Study of Gas Electron Multiplier Detector Using ANSYS and GARFIELD$^{++}$

Abstract: Micro-Pattern Gas Detectors (MPGDs) represent a category of gaseous ionization detectors that utilize microelectronics. They feature a remarkably small distance between the high potential difference anode and cathode electrodes and are typically filled with gases. When a high-energy particle interacts with the gas medium, it generates ions and electrons, which are subsequently accelerated in opposite directions due to the applied electric field. Deflected electrons trigger further ionization to create electron-ion pairs through an avalanche process. These particles can be detected with very high precision at the readout. The Gas Electron Multiplier (GEM) is one type of MPGD constructed with a polyimide film sandwiched between two conductors under a high voltage difference. Microscopic holes in the foil facilitate electron avalanche.

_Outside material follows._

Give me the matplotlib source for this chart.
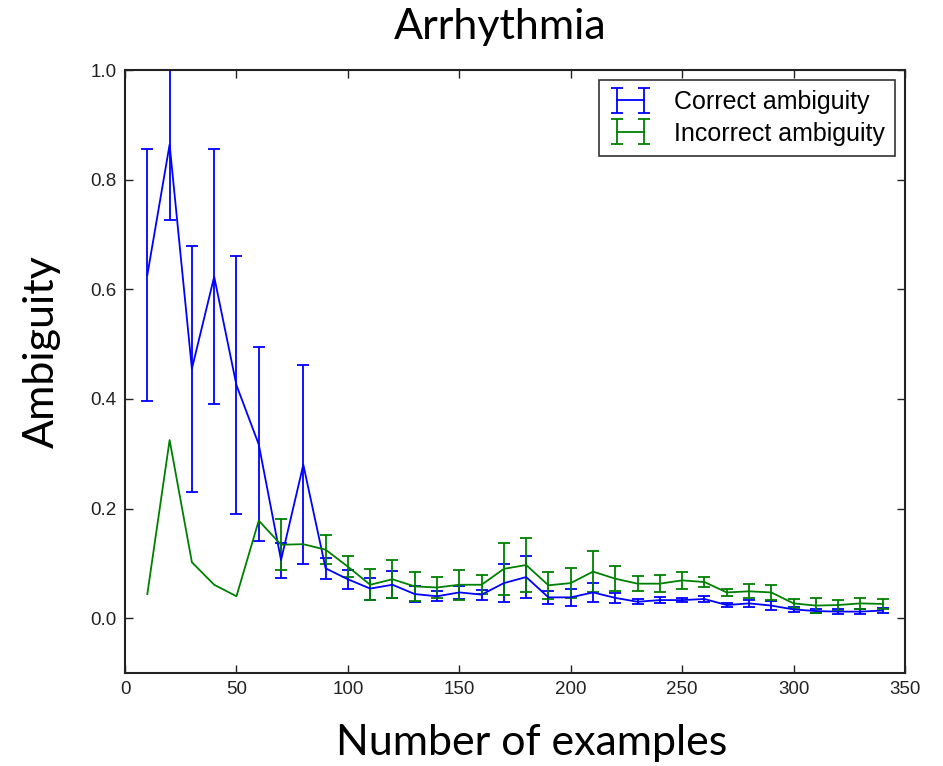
import numpy as np
import matplotlib
matplotlib.use("Agg")
import matplotlib.pyplot as plt

# number of training examples
n_examples = [10, 20, 30, 40, 50, 60, 70, 80, 90, 100, 110, 120, 130, 140, 150, 160, 170,
              180, 190, 200, 210, 220, 230, 240, 250, 260, 270, 280, 290, 300, 310, 320, 330, 340]

correct_mean = [0.626, 0.864, 0.455, 0.623, 0.425, 0.317, 0.106, 0.280, 0.091, 0.071, 0.054,
                0.061, 0.044, 0.040, 0.047, 0.043, 0.064, 0.075, 0.038, 0.038, 0.047, 0.037,
                0.030, 0.033, 0.033, 0.035, 0.024, 0.027, 0.023, 0.016, 0.013, 0.012, 0.012, 0.014]
correct_err = [0.230, 0.137, 0.224, 0.232, 0.235, 0.177, 0.032, 0.182, 0.019, 0.017, 0.020,
               0.025, 0.014, 0.009, 0.012, 0.009, 0.034, 0.038, 0.012, 0.015, 0.017, 0.009,
               0.005, 0.006, 0.004, 0.005, 0.003, 0.007, 0.008, 0.004, 0.004, 0.004, 0.004, 0.004]

incorrect_mean = [0.044, 0.325, 0.102, 0.061, 0.040, 0.178, 0.134, 0.135, 0.125, 0.094, 0.061,
                  0.071, 0.058, 0.056, 0.061, 0.061, 0.090, 0.097, 0.060, 0.064, 0.085, 0.072,
                  0.063, 0.063, 0.069, 0.066, 0.047, 0.049, 0.047, 0.027, 0.023, 0.024, 0.027, 0.026]
# no spread measured for the smallest sample sizes
incorrect_err = [np.nan, np.nan, np.nan, np.nan, np.nan, np.nan, 0.047, np.nan, 0.027, 0.019, 0.028,
                 0.035, 0.027, 0.020, 0.027, 0.017, 0.047, 0.050, 0.025, 0.028, 0.037, 0.023,
                 0.014, 0.016, 0.015, 0.009, 0.006, 0.013, 0.014, 0.008, 0.013, 0.010, 0.010, 0.009]

plt.rcParams["font.family"] = ["Liberation Sans", "DejaVu Sans"]
plt.rcParams["legend.numpoints"] = 2

fig = plt.figure(figsize=(9.43, 7.66), dpi=100)
ax = fig.add_axes([0.1326, 0.1214, 0.8271, 0.7872])

ax.errorbar(n_examples, correct_mean, yerr=correct_err, color="b", lw=1.3,
            elinewidth=1.3, capsize=4, capthick=1.3, label="Correct ambiguity")
ax.errorbar(n_examples, incorrect_mean, yerr=incorrect_err, color="g", lw=1.3,
            elinewidth=1.3, capsize=4, capthick=1.3, label="Incorrect ambiguity")

ax.set_xlim(0, 350)
ax.set_ylim(-0.1, 1.0)
ax.set_xticks(np.arange(0, 351, 50))
ax.set_yticks([0.0, 0.2, 0.4, 0.6, 0.8, 1.0])
ax.set_yticklabels(["0.0", "0.2", "0.4", "0.6", "0.8", "1.0"])
ax.tick_params(direction="in", top=True, right=True, length=6, width=1,
               labelsize=13.5, colors="#222222", pad=6)
for sp in ax.spines.values():
    sp.set_linewidth(1.5)
    sp.set_color("#222222")

leg = ax.legend(loc="upper right", fontsize=18, frameon=True, fancybox=False,
                edgecolor="black", handlelength=1.7, handletextpad=0.9,
                borderaxespad=0.4, labelspacing=0.3)
leg.get_frame().set_linewidth(1.2)

# big labels in a Calibri-like face
big = dict(family=["Lato", "DejaVu Sans"], fontsize=31, color="black")
fig.text(500 / 943, 1 - 27 / 766, "Arrhythmia", ha="center", va="center", **big)
fig.text(532 / 943, 1 - 743 / 766, "Number of examples", ha="center", va="center", **big)
fig.text(42 / 943, 1 - 352 / 766, "Ambiguity", ha="center", va="center",
         rotation=90, **big)

fig.savefig("out.png", dpi=100)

However, the current geometry of the GEM detector used in various experiments is sub-optimal for the gain and performance. In this study, we have modified the geometry of the GEM detector to enhance the gain, reduce ions backflow, and enhance the performance of the detector. We are proposing a new geometry of the GEM detector foil for higher gain, better performance, and durability. For this study, the geometry has been constructed in ANSYS, and further studies have been performed using Garfield$^{++}$.